The federal government will run out of money to pay its bills on Oct. 17 at the latest, Treasury Secretary Jack Lew warned Wednesday in a letter sent to lawmakers asking for a speedy renewal of borrowing authority.

The Treasury Department officially reached the so-called debt ceiling in May and has since been deploying “extraordinary measures,” effectively moving money between accounts and delaying payments to some government retirement accounts. But the ability to move funds around hits the wall around the middle of next month.

“Since August, we have received quarterly corporate and individual tax receipts and additional information regarding the activities of certain large trust funds, including military retirement trust funds. Treasury now estimates that extraordinary measures will be exhausted no later than October 17,” Lew said in a letter sent to House Speaker John Boehner, R-Ohio.

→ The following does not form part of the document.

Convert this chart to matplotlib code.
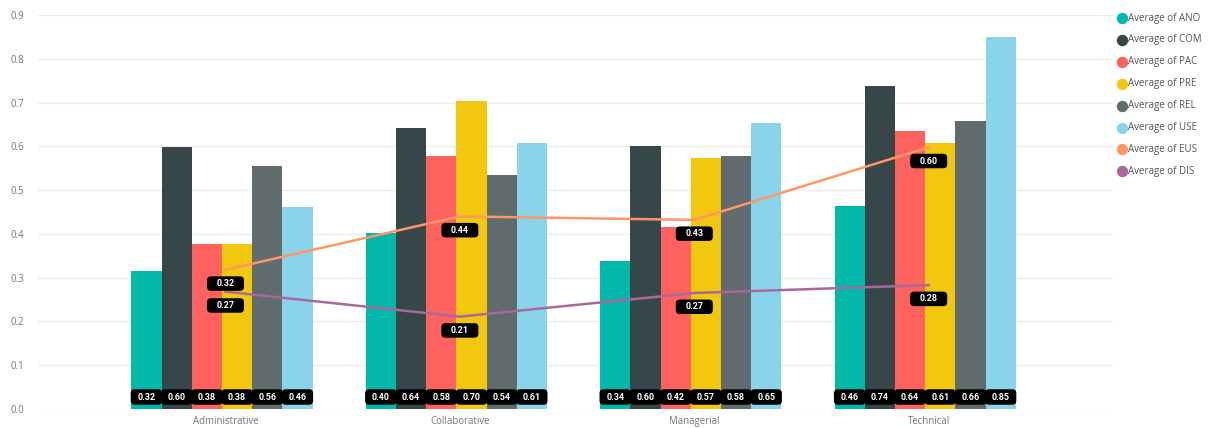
import matplotlib
matplotlib.use("Agg")
import matplotlib.pyplot as plt
from matplotlib.patches import FancyBboxPatch
import numpy as np

categories = ["Administrative", "Collaborative", "Managerial", "Technical"]
bar_series = ["ANO", "COM", "PAC", "PRE", "REL", "USE"]
ANO = [0.316, 0.402, 0.338, 0.463]
COM = [0.598, 0.642, 0.600, 0.737]
PAC = [0.376, 0.578, 0.416, 0.636]
PRE = [0.376, 0.703, 0.573, 0.607]
REL = [0.555, 0.535, 0.578, 0.657]
USE = [0.461, 0.607, 0.653, 0.849]
EUS = [0.318, 0.440, 0.432, 0.598]
DIS = [0.268, 0.211, 0.265, 0.283]
yticks = [0.0, 0.1, 0.2, 0.3, 0.4, 0.5, 0.6, 0.7, 0.8, 0.9]

colors = {"ANO": "#01B8AA", "COM": "#374649", "PAC": "#FD625E", "PRE": "#F2C80F",
          "REL": "#5F6B6D", "USE": "#8AD4EB", "EUS": "#FE9666", "DIS": "#A66999"}
bar_data = {"ANO": ANO, "COM": COM, "PAC": PAC, "PRE": PRE, "REL": REL, "USE": USE}

W, H = 1208, 428
fig = plt.figure(figsize=(W / 100, H / 100), dpi=100)
ax_l, ax_r, ax_t, ax_b = 38, 1113, 15, 409
ax = fig.add_axes([ax_l / W, (H - ax_b) / H, (ax_r - ax_l) / W, (ax_b - ax_t) / H])

c0, step = 225.5, 234.4
ax.set_xlim((ax_l - c0) / step, (ax_r - c0) / step)
ax.set_ylim(0, 0.9)
xpx = 1.0 / step                 # data units per pixel in x
ypx = 0.9 / (ax_b - ax_t)        # data units per pixel in y

x = np.arange(len(categories))
bw_px = 30.2
bw = bw_px * xpx
shift = -3.6 * xpx
n = len(bar_series)
for i, s in enumerate(bar_series):
    offs = (i - (n - 1) / 2) * bw + shift
    ax.bar(x + offs, bar_data[s], width=bw, color=colors[s], zorder=2, linewidth=0)

# line series
ax.plot(x, EUS, color=colors["EUS"], lw=1.8, zorder=3)
ax.plot(x, DIS, color=colors["DIS"], lw=1.8, zorder=3)

lab_font = dict(family=["Roboto", "DejaVu Sans"], weight="bold", size=6.5, color="white")
aspect = ypx / xpx

def label_box(cx, cy, w_px, h_px, txt):
    w = w_px * xpx
    h = h_px * ypx
    r = 4 * xpx
    p = FancyBboxPatch((cx - w / 2, cy - h / 2), w, h,
                       boxstyle=f"round,pad=0,rounding_size={r}",
                       mutation_aspect=aspect, fc="black", ec="none", zorder=5)
    ax.add_patch(p)
    ax.text(cx, cy, txt, ha="center", va="center", zorder=6, **lab_font)

# bar labels
for i, s in enumerate(bar_series):
    offs = (i - (n - 1) / 2) * bw + shift
    for j, v in enumerate(bar_data[s]):
        label_box(x[j] + offs, 12 * ypx, bw_px + 1.2, 15.5, f"{v:.2f}")

# line labels
for arr in (EUS, DIS):
    for j, v in enumerate(arr):
        label_box(x[j], v - 13.8 * ypx, 37, 14.5, f"{v:.2f}")

# axes styling
for sp in ax.spines.values():
    sp.set_visible(False)
ax.set_yticks(yticks)
ax.set_yticklabels([f"{t:.1f}" for t in yticks])
ax.grid(axis="y", color="#ebebeb", lw=0.9, zorder=0)
ax.set_axisbelow(True)
ax.set_xticks(x)
ax.set_xticklabels(categories)
tick_font = ["Open Sans", "DejaVu Sans"]
ax.tick_params(axis="both", length=0)
ax.tick_params(axis="y", pad=10)
ax.tick_params(axis="x", pad=5)

# fit tick font size so "Administrative" is ~65 px wide
renderer = fig.canvas.get_renderer()
probe = fig.text(0, 0, "Administrative", family=tick_font, fontsize=10)
wpx = probe.get_window_extent(renderer).width
probe.remove()
tick_size = 10 * 65.0 / wpx
for lab in ax.get_xticklabels() + ax.get_yticklabels():
    lab.set_family(tick_font)
    lab.set_fontsize(tick_size)
    lab.set_color("#777777")

# legend (manual)
probe = fig.text(0, 0, "Average of ANO", family=tick_font, fontsize=10)
wpx = probe.get_window_extent(renderer).width
probe.remove()
leg_size = 10 * 72.0 / wpx
leg_series = bar_series + ["EUS", "DIS"]
for k, s in enumerate(leg_series):
    yy = 18 + k * 21.9
    fig.add_artist(plt.Line2D([1122 / W], [1 - yy / H], marker="o", ms=7.2,
                              color=colors[s], lw=0, transform=fig.transFigure))
    fig.text(1128 / W, 1 - yy / H, f"Average of {s}", ha="left", va="center",
             family=tick_font, fontsize=leg_size, color="#555555")

fig.savefig("out.png", dpi=100)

Treasury had sent a letter in August giving a range from the middle to late October for when extraordinary measures no longer would be enough to keep from defaulting on payments to creditors. In Wednesday’s letter, Lew notes that by Oct. 17 at the latest, the government will have only about $30 billion to meet all the expenses the government faces.

“This amount would be far short of net expenditures on certain days, which can be as high as $60 billion,” Lew wrote. “If we have insufficient cash on hand, it would be impossible for the United States of America to meet all of its obligations for the first time in our history. “

Since 1917, raising the debt ceiling has been a frequent task of Congress. Occasionally it was controversial, but since the mid-1990s it’s become a tool by which the major political party out of power tries to wring concessions from the executive branch in exchange for allowing more borrowing to pay bills already incurred, spending that Congress had approved.

This year’s fight is more complicated because Congress and the Obama administration are engaged in a high-stakes game of chicken. Absent the passage of a budget or at least a continuing resolution that provides temporary funding, a federal government shutdown could begin on Oct. 1.

Within weeks of that battle, the debt ceiling must be raised or, as Lew suggested, the U.S. government would be unable to pay all its bills for the first time and would have to choose between foreign owners of U.S. bonds – countries such as China and Japan – and payments to Social Security and Medicare.